Return-guided contrastive learning depends on the presence and variability of return signals. In environments with sparse, uninformative, or highly delayed rewards, segmentation and positive/negative supervision may degenerate. Several works suggest combining return-guided signals with alternative auxiliary rewards, exploring finer temporal dependencies (e.g., multi-step or trajectory-level abstractions), and developing adaptive grouping strategies (Lee et al., 9 Oct 2025, Liu et al., 2021, 2402.02772). Extensions to model-based RL, alternative control problems, and further refinement of attention mechanisms (beyond simple Gaussian parameterizations) remain open directions of high interest.
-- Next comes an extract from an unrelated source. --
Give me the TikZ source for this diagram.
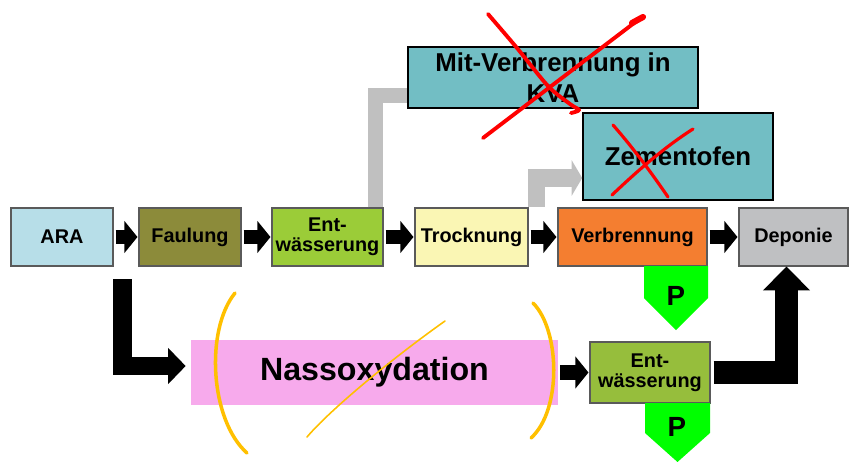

Domain/Problem	Return-Guided Supervision	Impact
RL state-action	Based on trajectory/segment return	Improved sample efficiency, task performance
Diffusion planning	Soft assignment by return	Higher prevalence of high-return trajectory generation
Visual RL	Triplets from return differences	Enhanced attention, sample efficiency, robustness
Graph learning	Ranking/selection by augmentation	Improved node classification, representation quality

7. Representative Algorithms and Key Mathematical Formulations

Representative return-guided contrastive loss functions include:

Triplet Loss (Vision RL):

$\mathcal{L}_{\text{con}}(\theta) = \mathbb{E}_{(o_a, o_+, o_-)} \big[\max(0, D(z_a, z_+) - D(z_a, z_-) + \alpha)\big]$

with $D$ as one minus the cosine similarity.

Softmax-Based Contrast (Diffusion RL):

$\mathcal{L}^i_h = -\log \left[ \frac{\sum_k \exp(\text{sim}(f(\hat{s}^i_h), f(s^+_h))/T)}{\sum_k \exp(\text{sim}(f(\hat{s}^i_h), f(s^-_h))/T)} \right]$

where positive/negative sets are defined via return-based soft assignments (2402.02772).

Balanced Sampling (Canonical RL):

$\mathcal{L}_{\text{aux}} = \mathbb{E}_{(x, x^+, x^-)} [\ell(f(x), f(x^+)) - \ell(f(x), f(x^-))]$

with stratified sampling by return-derived segments (Liu et al., 2021).

Listwise Ranking for Graphs:

$\mathcal{L}_{\text{CF}} = \alpha\, \mathcal{L}_{\text{coarse}} + (1-\alpha)\,\mathcal{L}_{\text{fine}}$

combining coarse ordering (by augmentation return) and fine-grained encoder-based supervision (Zhao et al., 2022).

References

(Bai et al., 2020) Feature Distillation With Guided Adversarial Contrastive Learning
(Liu et al., 2021) Return-Based Contrastive Representation Learning for Reinforcement Learning
(Zhao et al., 2022) Coarse-to-Fine Contrastive Learning on Graphs
(2402.02772) Contrastive Diffuser: Planning Towards High Return States via Contrastive Learning
(Hsieh et al., 19 May 2025) Self-Reinforced Graph Contrastive Learning
(Lee et al., 9 Oct 2025) Gaze on the Prize: Shaping Visual Attention with Return-Guided Contrastive Learning

Return-guided contrastive learning unifies the strengths of contrastive representation learning and outcome-based RL supervision, producing representations and policies with improved robustness, efficiency, and interpretability across diverse domains.